The book is more economics than Romanticism, but in fusing the two, Bronk demonstrates a complex and subtle view of a period which is continuing to open up exciting new avenues of scholarship and debate. For Bronk, Romanticism is an umbrella term. It is Romanticism’s very complexity and contrariness that are its strength, and that make it the basis for Bronk’s proposed alternative to economics as it is normally studied and analysed. The Keatsian idea of negative capability underscores this; we are limited, we can never know all the truth and only see glimpses of it — but Bronk doesn’t suggest we stop searching for truth. In fact he insists we keep our eyes open to new ideas, new factors, new models for seeing and describing the economy and its agents. This is done by constantly exercising that great Romantic organ, the imagination. For the Romantics, and Bronk, imagination is not antithetical to reason, but actually, as Wordsworth wrote, “clearest insight, amplitude of mind, / And reason in her most exalted mood”.

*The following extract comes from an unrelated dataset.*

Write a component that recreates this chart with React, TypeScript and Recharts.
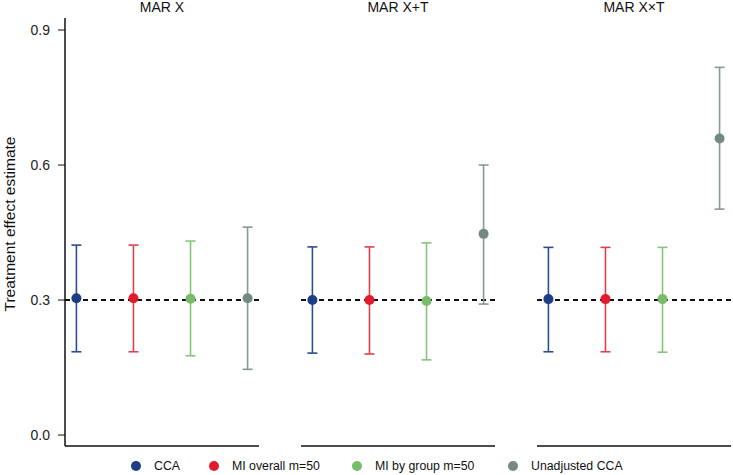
import {
  ComposedChart,
  ErrorBar,
  ReferenceLine,
  Scatter,
  XAxis,
  YAxis,
} from "recharts";

const panels = ["MAR X", "MAR X+T", "MAR X×T"];
const methods = ["CCA", "MI overall m=50", "MI by group m=50", "Unadjusted CCA"];

// estimate / lower / upper per method, one row per panel
const cca = { est: [0.304, 0.3, 0.302], lo: [0.185, 0.182, 0.185], hi: [0.422, 0.418, 0.417] };
const miOverall = { est: [0.304, 0.3, 0.302], lo: [0.185, 0.18, 0.185], hi: [0.422, 0.418, 0.417] };
const miGroup = { est: [0.303, 0.298, 0.302], lo: [0.176, 0.167, 0.184], hi: [0.431, 0.427, 0.417] };
const unadjusted = { est: [0.304, 0.447, 0.659], lo: [0.146, 0.291, 0.502], hi: [0.462, 0.6, 0.817] };

const trueEffect = 0.3;
const yTicks = [0, 0.3, 0.6, 0.9];

const series = [cca, miOverall, miGroup, unadjusted];
const dotColors = ["#1f3d85", "#e11b2c", "#78bb6a", "#728a81"];
const barColors = ["#2d4b8d", "#e0404e", "#88c47b", "#879a92"];
const legendX = [136, 214, 357, 513];

const FONT = '"Liberation Sans", Arial, Helvetica, sans-serif';
const PANEL_LEFT = [65, 301, 537];
const PANEL_W = 194;
const Y_AXIS_W = 65;
const CHART_H = 475;
const MARGIN = { top: 18, right: 0, bottom: 28, left: 0 };
const Y_DOMAIN: [number, number] = [-0.0244, 0.9267];

function pointData(methodIdx: number, panelIdx: number) {
  const s = series[methodIdx];
  const est = s.est[panelIdx];
  return [
    {
      x: methodIdx + 1,
      y: est,
      err: [est - s.lo[panelIdx], s.hi[panelIdx] - est],
    },
  ];
}

function Panel({ index }: { index: number }) {
  const withAxis = index === 0;
  const width = PANEL_W + (withAxis ? Y_AXIS_W : 0);
  const left = PANEL_LEFT[index] - (withAxis ? Y_AXIS_W : 0);
  return (
    <div style={{ position: "absolute", left, top: 0 }}>
      <ComposedChart width={width} height={CHART_H} margin={MARGIN}>
        <XAxis
          type="number"
          dataKey="x"
          domain={[0.8, 4.2]}
          allowDataOverflow
          tick={false}
          tickLine={false}
          height={1}
          axisLine={{ stroke: "#111", strokeWidth: 1.5 }}
        />
        <YAxis
          type="number"
          dataKey="y"
          domain={Y_DOMAIN}
          allowDataOverflow
          ticks={yTicks}
          hide={!withAxis}
          width={Y_AXIS_W}
          tickFormatter={(v) => Number(v).toFixed(1)}
          tick={{ fill: "#222", fontSize: 14, fontFamily: FONT }}
          tickSize={7}
          tickMargin={8}
          tickLine={{ stroke: "#111" }}
          axisLine={{ stroke: "#111", strokeWidth: 1.5 }}
        />
        <ReferenceLine
          y={trueEffect}
          stroke="#111"
          strokeWidth={1.8}
          strokeDasharray="5 4"
        />
        {methods.map((m, mi) => (
          <Scatter
            key={m}
            name={m}
            data={pointData(mi, index)}
            fill={dotColors[mi]}
            isAnimationActive={false}
            shape={(p: any) => <circle cx={p.cx} cy={p.cy} r={5} fill={dotColors[mi]} />}
          >
            <ErrorBar
              dataKey="err"
              direction="y"
              width={5}
              stroke={barColors[mi]}
              strokeWidth={1.6}
              isAnimationActive={false}
            />
          </Scatter>
        ))}
      </ComposedChart>
      <div
        style={{
          position: "absolute",
          left: withAxis ? Y_AXIS_W : 0,
          top: -1,
          width: PANEL_W,
          textAlign: "center",
          fontFamily: FONT,
          fontSize: 14,
          color: "#111",
        }}
      >
        {panels[index]}
      </div>
    </div>
  );
}

export default function App() {
  return (
    <div
      style={{
        position: "absolute",
        left: 0,
        top: 0,
        width: 733,
        height: 475,
        background: "#fff",
        fontFamily: FONT,
        overflow: "hidden",
      }}
    >
      {panels.map((p, i) => (
        <Panel key={p} index={i} />
      ))}
      <div
        style={{
          position: "absolute",
          left: 9.5,
          top: 224,
          transform: "translate(-50%, -50%) rotate(-90deg)",
          whiteSpace: "nowrap",
          fontSize: 15.5,
          lineHeight: "16px",
          color: "#111",
        }}
      >
        Treatment effect estimate
      </div>
      {methods.map((m, mi) => (
        <div
          key={m}
          style={{
            position: "absolute",
            left: legendX[mi] - 5,
            top: 458,
            height: 16,
            display: "flex",
            alignItems: "center",
            fontSize: 12.3,
            color: "#111",
            whiteSpace: "nowrap",
          }}
        >
          <span
            style={{
              display: "inline-block",
              width: 10,
              height: 10,
              borderRadius: 5,
              background: dotColors[mi],
              marginRight: 13,
            }}
          />
          {m}
        </div>
      ))}
    </div>
  );
}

As with the Romantics, the imagination and the language and metaphors we use to express the world are a lamp not a mirror, as MH Abrams famously concluded. We half-create the world we live in by seeking to describe it, so it is important to be aware and able to adapt to this, constantly searching out new metaphors, lest we blinker ourselves by always looking at the matter from one angle. Another important facet to Bronk’s argument is that the language used to discuss economics should be that of the economic agents. It’s akin to Wordsworth’s idea of representing people in and therefore by their own language, but Bronks moves even further, I’d argue, toward a Wittgensteinian concept of language as a game.
Finally, Bronk takes from the Romantics the idea that individuals are feeling beings driven by any number of factors, not simply personal gain, but a whole range of emotions and imperatives both positive and negative. Bronk strongly believes these ideas should be a part of how we think about any area that is shaped by people, including economics-which is traditionally studied on a basis that reduces the individuals and groups involved down to a mechanism. The book challenges the prevalence of thinking in economics based purely on mathematics or mechanistic models of behaviour derived from physics, by “developing models of the behaviour of economic agents that recognise the vital roles played by imagination and sentiment as well as reason …”. Bronk makes it plain that his work is a gathering together of existing ideas and movements. There have been stirrings within the discipline of economics for some time; thinkers demanding a more holistic view of the subject. The ideas here are exciting and will be new to most readers, but overall the book acts as a champion of an existing cause, a unifying rallying cry.
Bronk proposes a new type of thinker: the Romantic Economist. The term is a hybrid — not an emphasis of one approach over the other but a synthesis of both, whereby the intuitive works with the rationalist to give a third way between the ‘economic man’ of textbooks who is motivated only by self-interest and acts in rationally foreseeable ways; and homo romanticus who has emotions, sentiment, intuition and above all a capacity for imagination.
So often, our desire is for the economists to tell us what will happen. It is only when something goes wrong we want to hear from them. Like doctors, we wish them to understand what we cannot and to be able to fix the problems we don’t even comprehend. For Bronk, “The capacity to make predictions cannot be the holy grail of good economic theory,” and so some will find the lessons he teaches us ultimately unsatisfying, as his thinking is based on the idea of uncertainty. But for me the book helped me to understand a science I’ve always felt excluded from, as well as explaining the reasons for that feeling of exclusion. It’s a difficult book because it offers a complex and subtle view, but one that excites new thinking and encourages a widened debate while it maintains a clear and entertaining style.